BEGIN RAW RECORDS

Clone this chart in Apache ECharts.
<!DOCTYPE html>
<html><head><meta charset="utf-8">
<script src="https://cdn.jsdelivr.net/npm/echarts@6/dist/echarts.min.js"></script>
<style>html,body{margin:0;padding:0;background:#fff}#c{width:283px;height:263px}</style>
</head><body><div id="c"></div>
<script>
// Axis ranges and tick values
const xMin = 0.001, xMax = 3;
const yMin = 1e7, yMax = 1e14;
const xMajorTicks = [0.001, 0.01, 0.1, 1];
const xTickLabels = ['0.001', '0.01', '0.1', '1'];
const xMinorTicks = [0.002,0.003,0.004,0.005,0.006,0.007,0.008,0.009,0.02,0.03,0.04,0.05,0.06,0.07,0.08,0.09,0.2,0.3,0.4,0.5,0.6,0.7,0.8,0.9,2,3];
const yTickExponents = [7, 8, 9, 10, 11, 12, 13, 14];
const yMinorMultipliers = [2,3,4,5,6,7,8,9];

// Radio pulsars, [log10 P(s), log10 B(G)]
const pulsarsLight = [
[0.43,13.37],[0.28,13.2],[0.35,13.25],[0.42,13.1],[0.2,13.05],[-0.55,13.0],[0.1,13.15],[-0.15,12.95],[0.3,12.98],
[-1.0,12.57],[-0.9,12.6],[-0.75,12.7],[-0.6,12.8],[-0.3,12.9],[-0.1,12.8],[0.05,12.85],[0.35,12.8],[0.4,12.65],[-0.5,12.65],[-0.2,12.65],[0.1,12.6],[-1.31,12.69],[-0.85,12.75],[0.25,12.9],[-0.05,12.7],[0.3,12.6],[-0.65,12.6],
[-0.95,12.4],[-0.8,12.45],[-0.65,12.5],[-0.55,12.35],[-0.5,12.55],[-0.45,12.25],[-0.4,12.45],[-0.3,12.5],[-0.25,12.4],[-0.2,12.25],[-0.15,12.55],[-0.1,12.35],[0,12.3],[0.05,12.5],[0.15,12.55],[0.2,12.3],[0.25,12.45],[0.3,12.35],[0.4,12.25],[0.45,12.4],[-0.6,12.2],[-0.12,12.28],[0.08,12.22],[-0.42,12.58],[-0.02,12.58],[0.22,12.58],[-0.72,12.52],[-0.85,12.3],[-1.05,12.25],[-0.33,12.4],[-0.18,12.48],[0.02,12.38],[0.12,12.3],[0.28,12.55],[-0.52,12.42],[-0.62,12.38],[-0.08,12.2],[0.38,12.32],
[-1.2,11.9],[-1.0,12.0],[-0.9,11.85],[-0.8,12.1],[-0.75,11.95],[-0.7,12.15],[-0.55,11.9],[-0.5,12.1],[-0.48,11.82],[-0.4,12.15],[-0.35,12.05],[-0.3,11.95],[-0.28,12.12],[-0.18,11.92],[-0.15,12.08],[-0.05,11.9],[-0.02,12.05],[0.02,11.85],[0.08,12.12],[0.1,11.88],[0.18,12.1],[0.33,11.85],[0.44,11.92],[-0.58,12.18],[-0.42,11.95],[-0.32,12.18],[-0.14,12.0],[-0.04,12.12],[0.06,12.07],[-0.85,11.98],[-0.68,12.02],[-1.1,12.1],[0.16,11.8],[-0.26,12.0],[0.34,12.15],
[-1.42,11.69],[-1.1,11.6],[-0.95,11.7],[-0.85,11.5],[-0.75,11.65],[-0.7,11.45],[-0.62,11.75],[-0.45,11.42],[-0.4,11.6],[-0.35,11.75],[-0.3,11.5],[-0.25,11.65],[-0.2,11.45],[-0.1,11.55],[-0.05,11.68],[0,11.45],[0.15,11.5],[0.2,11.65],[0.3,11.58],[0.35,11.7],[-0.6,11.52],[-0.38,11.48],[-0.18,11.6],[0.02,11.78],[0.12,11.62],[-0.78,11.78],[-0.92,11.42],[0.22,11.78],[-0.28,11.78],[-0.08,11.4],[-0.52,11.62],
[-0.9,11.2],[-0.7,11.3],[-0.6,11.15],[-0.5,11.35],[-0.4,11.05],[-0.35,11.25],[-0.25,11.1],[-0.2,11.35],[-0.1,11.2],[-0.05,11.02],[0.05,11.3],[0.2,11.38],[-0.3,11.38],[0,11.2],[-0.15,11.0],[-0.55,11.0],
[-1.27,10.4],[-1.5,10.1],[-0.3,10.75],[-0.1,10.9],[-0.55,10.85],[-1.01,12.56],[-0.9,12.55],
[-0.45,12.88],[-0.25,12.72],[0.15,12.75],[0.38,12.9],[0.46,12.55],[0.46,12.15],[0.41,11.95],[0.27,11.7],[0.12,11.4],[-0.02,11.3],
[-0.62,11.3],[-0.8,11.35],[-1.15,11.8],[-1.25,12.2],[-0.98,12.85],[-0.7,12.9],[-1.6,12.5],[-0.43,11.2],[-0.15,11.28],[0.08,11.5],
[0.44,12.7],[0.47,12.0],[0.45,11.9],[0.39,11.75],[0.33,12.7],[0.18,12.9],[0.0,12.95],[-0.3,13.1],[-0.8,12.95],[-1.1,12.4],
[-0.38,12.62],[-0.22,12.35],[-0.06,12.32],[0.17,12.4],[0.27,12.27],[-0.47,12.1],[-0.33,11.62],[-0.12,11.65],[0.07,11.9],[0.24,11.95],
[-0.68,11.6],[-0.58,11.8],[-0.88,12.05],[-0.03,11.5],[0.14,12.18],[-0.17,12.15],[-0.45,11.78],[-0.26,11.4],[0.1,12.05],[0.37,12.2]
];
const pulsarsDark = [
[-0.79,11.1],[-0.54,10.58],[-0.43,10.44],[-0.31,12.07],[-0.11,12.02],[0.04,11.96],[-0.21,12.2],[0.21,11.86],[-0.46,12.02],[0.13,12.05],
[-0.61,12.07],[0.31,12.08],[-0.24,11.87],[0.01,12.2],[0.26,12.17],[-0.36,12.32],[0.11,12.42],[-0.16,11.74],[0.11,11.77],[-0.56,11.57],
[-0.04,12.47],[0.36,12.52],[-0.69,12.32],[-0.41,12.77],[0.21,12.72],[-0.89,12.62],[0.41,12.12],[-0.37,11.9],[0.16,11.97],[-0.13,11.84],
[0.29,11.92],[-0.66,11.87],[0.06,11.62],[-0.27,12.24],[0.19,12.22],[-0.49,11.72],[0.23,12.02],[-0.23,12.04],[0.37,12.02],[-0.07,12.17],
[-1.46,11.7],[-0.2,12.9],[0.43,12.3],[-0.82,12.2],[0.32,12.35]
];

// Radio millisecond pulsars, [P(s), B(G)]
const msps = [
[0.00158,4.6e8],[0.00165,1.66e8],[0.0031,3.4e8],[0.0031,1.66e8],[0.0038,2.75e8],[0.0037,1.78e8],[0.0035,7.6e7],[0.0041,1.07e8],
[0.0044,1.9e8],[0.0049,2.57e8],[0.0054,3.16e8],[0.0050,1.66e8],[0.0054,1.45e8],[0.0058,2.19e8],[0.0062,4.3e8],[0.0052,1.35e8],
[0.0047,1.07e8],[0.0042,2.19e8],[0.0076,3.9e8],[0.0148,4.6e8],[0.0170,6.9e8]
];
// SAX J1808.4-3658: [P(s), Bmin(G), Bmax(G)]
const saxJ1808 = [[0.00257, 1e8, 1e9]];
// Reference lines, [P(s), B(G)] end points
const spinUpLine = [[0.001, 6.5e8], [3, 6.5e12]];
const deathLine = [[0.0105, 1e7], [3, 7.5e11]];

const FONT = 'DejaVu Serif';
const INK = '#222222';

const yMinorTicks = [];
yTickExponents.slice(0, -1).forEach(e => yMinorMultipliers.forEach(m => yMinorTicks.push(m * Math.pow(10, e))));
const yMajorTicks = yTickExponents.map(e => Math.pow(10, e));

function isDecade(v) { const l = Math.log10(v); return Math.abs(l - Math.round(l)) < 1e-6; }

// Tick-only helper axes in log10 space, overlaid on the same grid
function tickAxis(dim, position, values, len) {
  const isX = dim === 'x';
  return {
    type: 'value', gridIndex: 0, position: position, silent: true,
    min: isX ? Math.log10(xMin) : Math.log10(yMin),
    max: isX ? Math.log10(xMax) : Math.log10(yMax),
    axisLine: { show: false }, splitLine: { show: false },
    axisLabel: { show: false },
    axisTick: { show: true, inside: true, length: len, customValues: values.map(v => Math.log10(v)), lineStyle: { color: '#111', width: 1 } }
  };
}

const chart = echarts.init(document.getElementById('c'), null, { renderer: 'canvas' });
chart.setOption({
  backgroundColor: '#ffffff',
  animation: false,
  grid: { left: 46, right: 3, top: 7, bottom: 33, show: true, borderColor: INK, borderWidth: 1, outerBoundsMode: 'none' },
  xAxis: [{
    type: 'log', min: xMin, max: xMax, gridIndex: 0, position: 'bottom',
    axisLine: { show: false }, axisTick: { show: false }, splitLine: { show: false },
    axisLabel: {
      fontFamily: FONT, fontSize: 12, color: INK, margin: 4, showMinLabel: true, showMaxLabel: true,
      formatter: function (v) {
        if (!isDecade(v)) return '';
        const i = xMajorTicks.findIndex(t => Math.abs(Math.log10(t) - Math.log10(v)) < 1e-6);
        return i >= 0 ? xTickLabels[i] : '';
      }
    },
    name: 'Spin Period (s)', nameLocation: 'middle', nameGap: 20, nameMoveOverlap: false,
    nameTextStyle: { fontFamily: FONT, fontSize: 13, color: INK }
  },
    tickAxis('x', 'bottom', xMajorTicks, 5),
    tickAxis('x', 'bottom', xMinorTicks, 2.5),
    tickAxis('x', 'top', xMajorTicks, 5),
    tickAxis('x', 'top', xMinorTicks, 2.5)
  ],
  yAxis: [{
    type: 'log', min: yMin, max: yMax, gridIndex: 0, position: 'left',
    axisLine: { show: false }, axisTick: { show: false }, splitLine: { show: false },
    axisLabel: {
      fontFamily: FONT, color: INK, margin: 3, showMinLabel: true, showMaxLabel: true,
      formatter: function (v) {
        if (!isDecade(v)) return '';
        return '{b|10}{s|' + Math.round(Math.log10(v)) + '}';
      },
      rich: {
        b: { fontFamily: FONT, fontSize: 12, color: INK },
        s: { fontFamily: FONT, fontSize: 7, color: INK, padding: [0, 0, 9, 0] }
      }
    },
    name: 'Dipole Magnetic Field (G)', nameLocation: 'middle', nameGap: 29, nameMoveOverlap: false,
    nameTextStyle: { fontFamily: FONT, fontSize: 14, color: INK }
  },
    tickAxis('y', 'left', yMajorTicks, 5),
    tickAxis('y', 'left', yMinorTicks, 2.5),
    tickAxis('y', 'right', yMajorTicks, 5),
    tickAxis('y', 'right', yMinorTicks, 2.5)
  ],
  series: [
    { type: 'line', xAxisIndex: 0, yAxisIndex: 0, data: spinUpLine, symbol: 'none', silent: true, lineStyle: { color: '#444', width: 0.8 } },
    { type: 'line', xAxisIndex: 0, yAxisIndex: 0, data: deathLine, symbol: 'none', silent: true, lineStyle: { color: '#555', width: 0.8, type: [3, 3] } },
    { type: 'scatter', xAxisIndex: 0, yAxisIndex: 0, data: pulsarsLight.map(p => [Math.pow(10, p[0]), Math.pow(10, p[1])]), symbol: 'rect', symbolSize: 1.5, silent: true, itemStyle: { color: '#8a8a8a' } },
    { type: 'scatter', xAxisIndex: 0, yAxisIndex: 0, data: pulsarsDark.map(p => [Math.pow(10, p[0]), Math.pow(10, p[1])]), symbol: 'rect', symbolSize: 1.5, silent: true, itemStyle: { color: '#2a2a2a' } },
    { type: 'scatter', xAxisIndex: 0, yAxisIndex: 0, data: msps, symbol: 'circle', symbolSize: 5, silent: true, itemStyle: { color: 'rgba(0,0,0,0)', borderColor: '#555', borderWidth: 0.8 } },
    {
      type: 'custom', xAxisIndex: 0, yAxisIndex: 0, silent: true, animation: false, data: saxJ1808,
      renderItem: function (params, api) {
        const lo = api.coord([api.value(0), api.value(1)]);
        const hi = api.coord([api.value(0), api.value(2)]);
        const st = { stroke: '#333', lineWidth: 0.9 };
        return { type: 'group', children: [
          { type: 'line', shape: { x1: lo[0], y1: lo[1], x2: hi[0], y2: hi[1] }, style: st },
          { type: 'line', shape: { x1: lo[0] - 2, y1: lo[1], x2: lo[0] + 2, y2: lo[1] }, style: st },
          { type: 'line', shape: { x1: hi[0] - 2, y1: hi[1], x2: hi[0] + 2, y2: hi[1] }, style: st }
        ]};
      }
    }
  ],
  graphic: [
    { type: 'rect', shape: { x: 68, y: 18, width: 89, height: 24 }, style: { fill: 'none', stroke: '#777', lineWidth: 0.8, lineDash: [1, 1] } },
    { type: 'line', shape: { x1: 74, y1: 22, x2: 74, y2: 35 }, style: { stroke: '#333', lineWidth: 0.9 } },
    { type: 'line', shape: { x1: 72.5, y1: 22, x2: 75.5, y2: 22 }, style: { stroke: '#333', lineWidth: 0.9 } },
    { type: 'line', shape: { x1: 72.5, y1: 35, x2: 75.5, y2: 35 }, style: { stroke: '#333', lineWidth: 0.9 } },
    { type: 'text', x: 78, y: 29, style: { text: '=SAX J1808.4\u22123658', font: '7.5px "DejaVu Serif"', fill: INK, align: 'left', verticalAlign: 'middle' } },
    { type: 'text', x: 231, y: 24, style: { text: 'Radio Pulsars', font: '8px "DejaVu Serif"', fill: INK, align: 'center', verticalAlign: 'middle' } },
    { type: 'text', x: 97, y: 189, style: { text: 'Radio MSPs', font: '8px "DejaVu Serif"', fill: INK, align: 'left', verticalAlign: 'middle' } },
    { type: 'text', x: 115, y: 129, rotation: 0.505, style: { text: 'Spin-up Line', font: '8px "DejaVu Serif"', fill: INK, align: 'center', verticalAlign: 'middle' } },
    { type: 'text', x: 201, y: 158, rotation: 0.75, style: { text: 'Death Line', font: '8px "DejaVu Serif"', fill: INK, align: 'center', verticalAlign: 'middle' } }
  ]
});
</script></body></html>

END RAW RECORDS
BEGIN RAW RECORDS

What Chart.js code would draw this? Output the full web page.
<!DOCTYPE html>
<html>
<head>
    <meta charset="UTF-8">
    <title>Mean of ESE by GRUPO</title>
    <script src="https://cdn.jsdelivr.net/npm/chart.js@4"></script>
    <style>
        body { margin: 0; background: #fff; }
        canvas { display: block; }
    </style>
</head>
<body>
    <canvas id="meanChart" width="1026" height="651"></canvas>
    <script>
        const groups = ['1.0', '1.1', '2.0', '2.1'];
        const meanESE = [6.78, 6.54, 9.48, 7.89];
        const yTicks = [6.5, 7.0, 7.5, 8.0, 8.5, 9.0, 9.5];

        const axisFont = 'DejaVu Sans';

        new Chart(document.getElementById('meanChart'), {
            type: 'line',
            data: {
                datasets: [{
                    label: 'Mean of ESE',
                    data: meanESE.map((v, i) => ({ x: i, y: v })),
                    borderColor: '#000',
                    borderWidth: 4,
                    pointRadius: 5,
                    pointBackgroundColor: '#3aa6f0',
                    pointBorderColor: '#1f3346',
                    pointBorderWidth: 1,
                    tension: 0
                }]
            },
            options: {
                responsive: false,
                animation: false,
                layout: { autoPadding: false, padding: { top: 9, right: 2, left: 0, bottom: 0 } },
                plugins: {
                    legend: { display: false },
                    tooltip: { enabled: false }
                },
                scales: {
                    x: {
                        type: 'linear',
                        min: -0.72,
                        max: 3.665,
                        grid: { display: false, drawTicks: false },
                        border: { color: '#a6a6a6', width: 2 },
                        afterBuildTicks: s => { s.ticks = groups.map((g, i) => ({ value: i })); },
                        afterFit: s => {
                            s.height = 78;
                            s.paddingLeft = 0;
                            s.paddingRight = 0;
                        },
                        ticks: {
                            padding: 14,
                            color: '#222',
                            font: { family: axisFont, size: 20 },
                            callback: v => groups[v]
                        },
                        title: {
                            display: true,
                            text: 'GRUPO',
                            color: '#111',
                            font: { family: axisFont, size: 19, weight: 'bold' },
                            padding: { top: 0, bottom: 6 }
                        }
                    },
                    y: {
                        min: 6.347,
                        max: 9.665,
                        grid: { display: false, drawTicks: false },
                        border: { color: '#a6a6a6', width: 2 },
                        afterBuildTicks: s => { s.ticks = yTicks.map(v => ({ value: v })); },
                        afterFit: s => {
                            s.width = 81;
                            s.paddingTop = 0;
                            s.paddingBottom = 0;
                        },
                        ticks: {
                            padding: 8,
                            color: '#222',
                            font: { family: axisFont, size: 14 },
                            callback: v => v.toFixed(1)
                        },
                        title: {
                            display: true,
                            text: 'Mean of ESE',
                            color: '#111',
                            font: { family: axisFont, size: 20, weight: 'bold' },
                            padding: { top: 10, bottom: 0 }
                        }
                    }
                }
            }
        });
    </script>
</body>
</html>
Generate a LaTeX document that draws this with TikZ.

END RAW RECORDS

WHAT YOU SHOULD DO
Only the lines from the line with "What Chart.js code" to the line with "const axisFont = 'DejaVu Sans';", inclusive, are to be printed, exactly as they appear.

SOLUTION TO THE PROBLEM
What Chart.js code would draw this? Output the full web page.
<!DOCTYPE html>
<html>
<head>
    <meta charset="UTF-8">
    <title>Mean of ESE by GRUPO</title>
    <script src="https://cdn.jsdelivr.net/npm/chart.js@4"></script>
    <style>
        body { margin: 0; background: #fff; }
        canvas { display: block; }
    </style>
</head>
<body>
    <canvas id="meanChart" width="1026" height="651"></canvas>
    <script>
        const groups = ['1.0', '1.1', '2.0', '2.1'];
        const meanESE = [6.78, 6.54, 9.48, 7.89];
        const yTicks = [6.5, 7.0, 7.5, 8.0, 8.5, 9.0, 9.5];

        const axisFont = 'DejaVu Sans';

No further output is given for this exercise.